Re: [PATCH v4 13/13] openrisc: add tick timer multi-core sync logic

From: Matt Redfearn
Date: Wed Nov 01 2017 - 05:28:10 EST




On 01/11/17 00:34, Stafford Horne wrote:
On Wed, Nov 01, 2017 at 08:17:59AM +0900, Stafford Horne wrote:
On Tue, Oct 31, 2017 at 02:06:21PM +0000, Matt Redfearn wrote:
Hi,


On 29/10/17 23:11, Stafford Horne wrote:
In case timers are not in sync when cpus start (i.e. hot plug / offset
resets) we need to synchronize the secondary cpus internal timer with
the main cpu. This is needed as in OpenRISC SMP there is only one
clocksource registered which reads from the same ttcr register on each
cpu.

This synchronization routine heavily borrows from mips implementation that
does something similar.
[..]
diff --git a/arch/openrisc/kernel/smp.c b/arch/openrisc/kernel/smp.c
index 4763b8b9161e..4d80ce6fa045 100644
--- a/arch/openrisc/kernel/smp.c
+++ b/arch/openrisc/kernel/smp.c
@@ -100,6 +100,7 @@ int __cpu_up(unsigned int cpu, struct task_struct *idle)
pr_crit("CPU%u: failed to start\n", cpu);
return -EIO;
}
+ synchronise_count_master(cpu);
return 0;
}
@@ -129,6 +130,8 @@ asmlinkage __init void secondary_start_kernel(void)
set_cpu_online(cpu, true);
complete(&cpu_running);
+ synchronise_count_slave(cpu);
+

Note that until 8f46cca1e6c06a058374816887059bcc017b382f, the MIPS timer
synchronization code contained the possibility of deadlock. If you mark a
CPU online before it goes into the synchronize loop, then the boot CPU can
schedule a different thread and send IPIs to all "online" CPUs.

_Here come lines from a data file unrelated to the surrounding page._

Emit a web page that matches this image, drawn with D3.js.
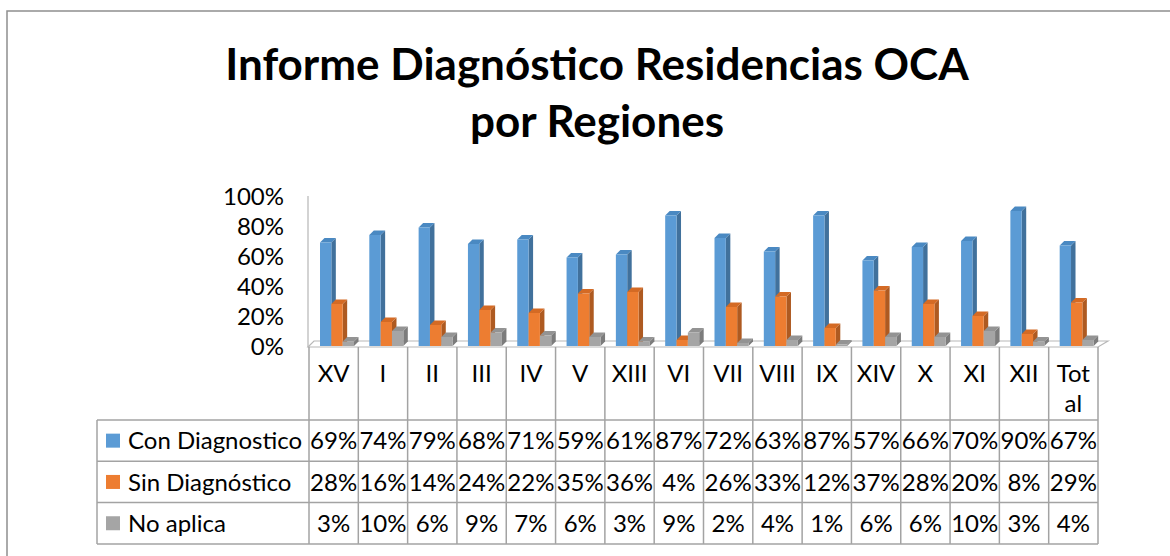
<!DOCTYPE html>
<html>
<head>
<meta charset="utf-8">
<script src="https://cdn.jsdelivr.net/npm/d3@7"></script>
<style>
  body { margin: 0; background: #fff; }
  svg text { font-family: Lato, "Open Sans", sans-serif; fill: #000; }
</style>
</head>
<body>
<div class="content"></div>
<script>
const regions = ["XV", "I", "II", "III", "IV", "V", "XIII", "VI", "VII", "VIII", "IX", "XIV", "X", "XI", "XII", "Total"];
const seriesNames = ["Con Diagnostico", "Sin Diagnóstico", "No aplica"];
const conDiag = [69, 74, 79, 68, 71, 59, 61, 87, 72, 63, 87, 57, 66, 70, 90, 67];
const sinDiag = [28, 16, 14, 24, 22, 35, 36, 4, 26, 33, 12, 37, 28, 20, 8, 29];
const noAplica = [3, 10, 6, 9, 7, 6, 3, 9, 2, 4, 1, 6, 6, 10, 3, 4];
const yTicks = [0, 20, 40, 60, 80, 100];

const seriesValues = [conDiag, sinDiag, noAplica];
const colors = ["#5B9BD5", "#ED7D31", "#A5A5A5"];
const sideColors = ["#41719C", "#AE5A21", "#7C7C7C"];
const topColors = ["#4A89C2", "#D46A24", "#939393"];

const W = 1170, H = 556;
const plotLeft = 309, plotRight = 1098;
const yTop = 196, yBase = 346;
const depth = 4.5;
const fs = "24px";

const svg = d3.select(".content").append("svg")
  .attr("width", W).attr("height", H);

//--> outer chart border
svg.append("rect")
  .attr("x", 7).attr("y", 11)
  .attr("width", W + 20).attr("height", H + 20)
  .attr("fill", "none").attr("stroke", "#8f8f8f").attr("stroke-width", 1.5);

//--> title
const title = svg.append("text")
  .attr("text-anchor", "middle")
  .style("font-weight", "bold")
  .style("font-size", "44px");
title.append("tspan").attr("x", 597).attr("y", 80).text("Informe Diagnóstico Residencias OCA");
title.append("tspan").attr("x", 597).attr("y", 137).text("por Regiones");

//--> scales
const x0 = d3.scaleBand().domain(regions).range([plotLeft, plotRight]);
const x1 = d3.scaleBand().domain(seriesNames).range([11, 45]);
const y = d3.scaleLinear().domain([0, 100]).range([yBase, yTop]);

//--> y axis labels
const yAxis = d3.axisLeft(y).tickValues(yTicks).tickSize(0).tickPadding(0)
  .tickFormat(d => d + "%");
const yG = svg.append("g").attr("transform", `translate(284,0)`).call(yAxis);
yG.select(".domain").remove();
yG.selectAll("text").style("font-size", fs).attr("dy", "0.35em");

//--> axis wall line + floor
svg.append("line")
  .attr("x1", plotLeft - 1).attr("x2", plotLeft - 1)
  .attr("y1", yTop).attr("y2", yBase + 1)
  .attr("stroke", "#c4c4c4").attr("stroke-width", 1.5);
svg.append("path")
  .attr("d", `M${plotLeft - 1},${yBase + 1} L${plotLeft + 5},${yBase - 5} L${plotRight + 10},${yBase - 5} L${plotRight},${yBase + 1} Z`)
  .attr("fill", "#fff").attr("stroke", "#b8b8b8").attr("stroke-width", 1.2);

//--> bars (pseudo 3D)
const barsData = [];
regions.forEach((r, i) => {
  seriesNames.forEach((s, j) => {
    barsData.push({ region: r, series: s, idx: j, value: seriesValues[j][i] });
  });
});
const bw = x1.bandwidth();
const bars = svg.append("g").selectAll("g.bar").data(barsData).enter()
  .append("g").attr("class", "bar")
  .attr("transform", d => `translate(${x0(d.region) + x1(d.series)},0)`);

bars.append("path")
  .attr("d", d => {
    const t = y(d.value);
    return `M${bw},${t} L${bw + depth},${t - depth} L${bw + depth},${yBase - depth} L${bw},${yBase} Z`;
  })
  .attr("fill", d => sideColors[d.idx]);
bars.append("path")
  .attr("d", d => {
    const t = y(d.value);
    return `M0,${t} L${depth},${t - depth} L${bw + depth},${t - depth} L${bw},${t} Z`;
  })
  .attr("fill", d => topColors[d.idx]);
bars.append("rect")
  .attr("x", 0).attr("width", bw)
  .attr("y", d => y(d.value))
  .attr("height", d => yBase - y(d.value))
  .attr("fill", d => colors[d.idx]);

//--> data table
const tableLeft = 97;
const headTop = yBase + 1, headBottom = 420;
const rowH = 41.3;
const gridColor = "#a3a3a3";
const grid = svg.append("g").attr("stroke", gridColor).attr("stroke-width", 1.5);

// vertical column lines
regions.concat(["__end"]).forEach(r => {
  const xx = r === "__end" ? plotRight : x0(r);
  grid.append("line")
    .attr("x1", xx).attr("x2", xx)
    .attr("y1", headTop).attr("y2", headBottom + rowH * 3);
});
// horizontal row lines
[0, 1, 2, 3].forEach(k => {
  grid.append("line")
    .attr("x1", tableLeft).attr("x2", plotRight)
    .attr("y1", headBottom + k * rowH).attr("y2", headBottom + k * rowH);
});
grid.append("line")
  .attr("x1", tableLeft).attr("x2", tableLeft)
  .attr("y1", headBottom).attr("y2", headBottom + rowH * 3);

// category labels
const catLabels = svg.append("g").selectAll("text").data(regions).enter()
  .append("text")
  .attr("text-anchor", "middle")
  .style("font-size", fs)
  .attr("x", d => x0(d) + x0.bandwidth() / 2)
  .attr("y", 382);
catLabels.each(function (d) {
  const t = d3.select(this);
  if (d === "Total") {
    t.append("tspan").attr("x", t.attr("x")).attr("y", 382).text("Tot");
    t.append("tspan").attr("x", t.attr("x")).attr("y", 412).text("al");
  } else {
    t.text(d);
  }
});

// series rows
seriesNames.forEach((s, j) => {
  const cy = headBottom + j * rowH + rowH / 2;
  svg.append("rect")
    .attr("x", 106).attr("y", cy - 7)
    .attr("width", 14).attr("height", 14)
    .attr("fill", colors[j]);
  svg.append("text")
    .attr("x", 128).attr("y", cy).attr("dy", "0.36em")
    .style("font-size", fs)
    .text(s);
  svg.append("g").selectAll("text").data(regions).enter()
    .append("text")
    .attr("text-anchor", "middle")
    .attr("x", d => x0(d) + x0.bandwidth() / 2)
    .attr("y", cy).attr("dy", "0.36em")
    .style("font-size", fs)
    .text((d, i) => seriesValues[j][i] + "%");
});
</script>
</body>
</html>
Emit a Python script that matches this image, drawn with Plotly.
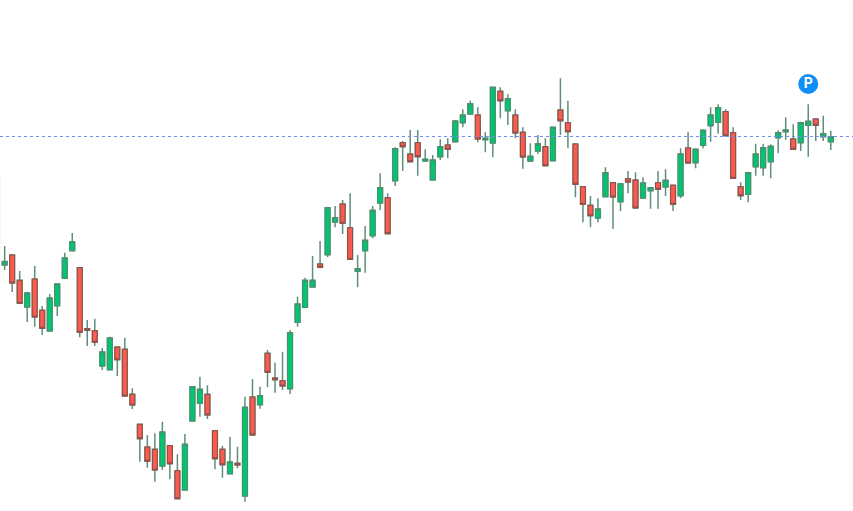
import plotly.graph_objects as go

# one entry per candle (price units are arbitrary, no axis is shown)
opens = [333, 246, 256, 230.7, 204, 232, 200.7, 180, 205.3, 232.7, 260.3, 243.3, 182.3, 180.3, 145, 141.3,
         164, 161.7, 116.7, 86.7, 64, 61.7, 45, 65.3, 40.3, 21, 90, 107.7, 116.7, 80.3, 61.7, 37.3,
         47.7, 15, 114, 106.3, 157.7, 133, 130.3, 122.3, 188.7, 203.7, 224, 247, 256.3, 289, 307, 283.3,
         239.7, 260.3, 275.3, 308, 313.3, 330.3, 368.3, 357, 368.3, 350, 331, 354.3, 366, 369.3, 388.3, 397,
         396, 371.3, 368, 419.7, 400.3, 396, 378.7, 350, 360, 364.3, 350.3, 401, 388.3, 367, 324.3, 305.7,
         293, 314.3, 328.3, 309.3, 332.3, 331, 313, 320.3, 328.3, 324, 325.7, 315.3, 363, 348.3, 365.7, 385.3,
         388.7, 399.3, 378.3, 324.3, 316.7, 344.3, 343.3, 349.3, 373.3, 379.3, 372, 368.3, 385.7, 392, 374.3, 369.3]
closes = [261, 249.5, 228, 207.7, 218, 194, 182.7, 213, 227, 253, 269.3, 178.7, 180.7, 168.7, 159, 173,
          151.3, 115, 106, 72.3, 49.7, 41, 79, 47.3, 12.3, 66.7, 124.3, 121.7, 96, 52.3, 46.3, 49,
          46, 103.7, 76, 115.3, 138.7, 131.3, 125, 178.3, 207, 230.7, 230.7, 243.7, 303.3, 293.3, 287.7, 251.7,
          242.3, 270.7, 300.7, 323.3, 277.3, 362.3, 364.3, 349.3, 354.3, 351.7, 351, 364.3, 361.7, 390, 396, 407.3,
          372, 372.7, 423.7, 410.3, 412.3, 378, 354, 354.7, 367.3, 345.3, 383.7, 390.3, 379.3, 326.7, 306.7, 295.3,
          302, 338.3, 314, 327.3, 329, 303, 328, 323.3, 321.7, 330.7, 306.7, 357, 348, 361.7, 380.7, 396,
          403.3, 375.3, 332.7, 315.3, 338.3, 357, 363.3, 364.7, 378.3, 381, 361.7, 388.3, 389.7, 385.7, 377.3, 374.3]
highs = [333, 265, 256, 240, 219.3, 245, 205, 217, 227, 258.3, 278, 243.3, 191, 192.3, 163, 174.3,
         164.3, 173.3, 122.7, 87, 76, 77.7, 89.3, 66, 56.7, 77, 124.3, 134.3, 125.7, 80.3, 65.3, 74.3,
         64.3, 114.3, 132, 124.3, 161, 148.3, 159.3, 181, 214.3, 233.3, 255, 270, 304.3, 305, 311, 317.7,
         256, 285, 305, 337.7, 317.7, 363.7, 370, 381, 381, 361.7, 356, 371.7, 372.7, 391, 401.7, 410.3,
         403.7, 378.7, 423.7, 423.7, 416.7, 401.7, 383.7, 367.7, 376, 372.7, 383.7, 432.7, 410.3, 367, 325, 315,
         312.7, 343.7, 328.7, 327.7, 340, 338.7, 333.7, 323.3, 340, 341.7, 326, 362.7, 379.3, 362.7, 381.7, 403.7,
         406.7, 401.7, 383.7, 328.7, 339.3, 367.3, 367.3, 366.7, 380.7, 393.7, 386.7, 389.3, 406.7, 392.7, 395.3, 380.3]
lows = [261, 241, 219, 207.7, 189, 184.3, 176, 180, 195, 232.7, 260.3, 173.7, 165, 165, 141, 141,
        135, 115, 102, 49.3, 43.3, 29.3, 41, 31.7, 12.3, 21, 90, 94.3, 92, 41.7, 33.3, 37.3,
        42.7, 9.3, 76, 102.3, 123.7, 118.3, 121, 117, 184.3, 203.7, 224, 242.7, 253.7, 283.7, 277, 251,
        223.7, 238.3, 272.7, 301, 277.3, 325, 340, 349.3, 335.3, 350, 331, 351, 352.7, 369.3, 383.7, 397,
        368.7, 358.7, 353.7, 392.7, 386, 372.7, 342.3, 350, 357, 345.3, 350.3, 376, 362.7, 313.7, 288.7, 283.7,
        288.7, 314.3, 282, 300, 317.7, 303, 313, 302.3, 302.3, 315, 300, 312.7, 348, 342.7, 362.7, 369.3,
        377.3, 375.3, 332.7, 311, 308.7, 335.3, 335.3, 332.7, 357.7, 371.3, 361.7, 360, 354.3, 370, 370, 361]

price_line = 374.5
marker_candle = 108
marker_price = 427
marker_label = "P"

green = "#00c76f"
red = "#fb5b4e"
candles = list(range(len(opens)))
body_top = [max(o, c) for o, c in zip(opens, closes)]
body_bottom = [min(o, c) for o, c in zip(opens, closes)]

fig = go.Figure()

# wicks first, they are a paler grey-green than the body borders
# the first candle is cut by the left edge and has no wick, so it is left out here
fig.add_trace(go.Candlestick(
    x=candles[1:], open=opens[1:], high=highs[1:], low=lows[1:], close=closes[1:],
    increasing=dict(line=dict(color="#5f8f7a", width=1.5), fillcolor=green),
    decreasing=dict(line=dict(color="#5f8f7a", width=1.5), fillcolor=red),
    whiskerwidth=0,
    hoverinfo="skip",
))
# bodies on top, no wick because high/low stop at the body
fig.add_trace(go.Candlestick(
    x=candles, open=opens, high=body_top, low=body_bottom, close=closes,
    increasing=dict(line=dict(color="#4a8f70", width=1), fillcolor=green),
    decreasing=dict(line=dict(color="#8f4c46", width=1), fillcolor=red),
    whiskerwidth=0,
))

fig.add_hline(y=price_line, line=dict(color="#6f8cf5", width=1, dash="dot"))

fig.add_trace(go.Scatter(
    x=[marker_candle], y=[marker_price], mode="markers+text",
    marker=dict(size=20, color="#0f8ff5"),
    text=[marker_label], textposition="middle center",
    textfont=dict(family="Roboto", size=14, color="white", weight="bold"),
    hoverinfo="skip",
))

fig.update_layout(
    width=853, height=511,
    margin=dict(l=0, r=0, t=0, b=0),
    paper_bgcolor="white", plot_bgcolor="white",
    showlegend=False,
    boxgap=0.08,
    xaxis=dict(range=[0.38, 113.96], visible=False, rangeslider=dict(visible=False)),
    yaxis=dict(range=[0, 511], visible=False),
)

fig.write_html("out.html", config=dict(displayModeBar=False),
               post_script="document.body.style.margin='0';")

It gets
stuck waiting for the secondary to ack it's IPI, since this secondary CPU
has not enabled IRQs yet, and is stuck waiting for the master to synchronise
with it. The system then deadlocks.
Commit 8f46cca1e6c06a058374816887059bcc017b382f fixed this for MIPS and you
might want to similarly move the

set_cpu_online(cpu, true);

after counters are synchronized.
Thank you for the heads up. I do remember having interim issues with the timer
syncing but I havent seen it for a while. I think I fixed it by also moving
synchronise_count_slave.

Let me double check. Also, I see your patch 8f46cca1e6c06a0583748168 was merged
last year?
Hello,

I should have read a bit more closely, definitely this could be an issue if the
boot cpu has other things running.

However, looking at mainline I can see the clock sync comes after set_cpu_online
again after this patch in mips.

6f542ebeaee0 MIPS: Fix race on setting and getting cpu_online_mask
Author: Matija Glavinic Pecotic <matija.glavinic-pecotic.ext@xxxxxxxxx>

Is this deadlock an issue in mips again?

-Stafford

Hi Stafford,

Yes - the deadlock is an issue again, it was re-introduced by 6f542ebeaee0. That patch was based on testing with 4.4, where the core CPU hotplug code did not contain it's own completion event. Since commit 8df3e07e7f21f ("cpu/hotplug: Let upcoming cpu bring itself fully up"), which was added in 4.6, this is no longer the case and there is no race condition. I have https://patchwork.linux-mips.org/patch/17376/ pending which fixes this race in pre-4.6 stable kernels, and guards against the deadlock as well. Unfortunately because of the backport to stable this gets a little more complex.

Unless your patches to add SMP are going to be applied to pre-4.6 kernels, then you will not suffer the race condition. The potential deadlock is the only pitfall you need to guard against - which will be OK if you put the clock sync before marking the CPU online.

Thanks,
Matt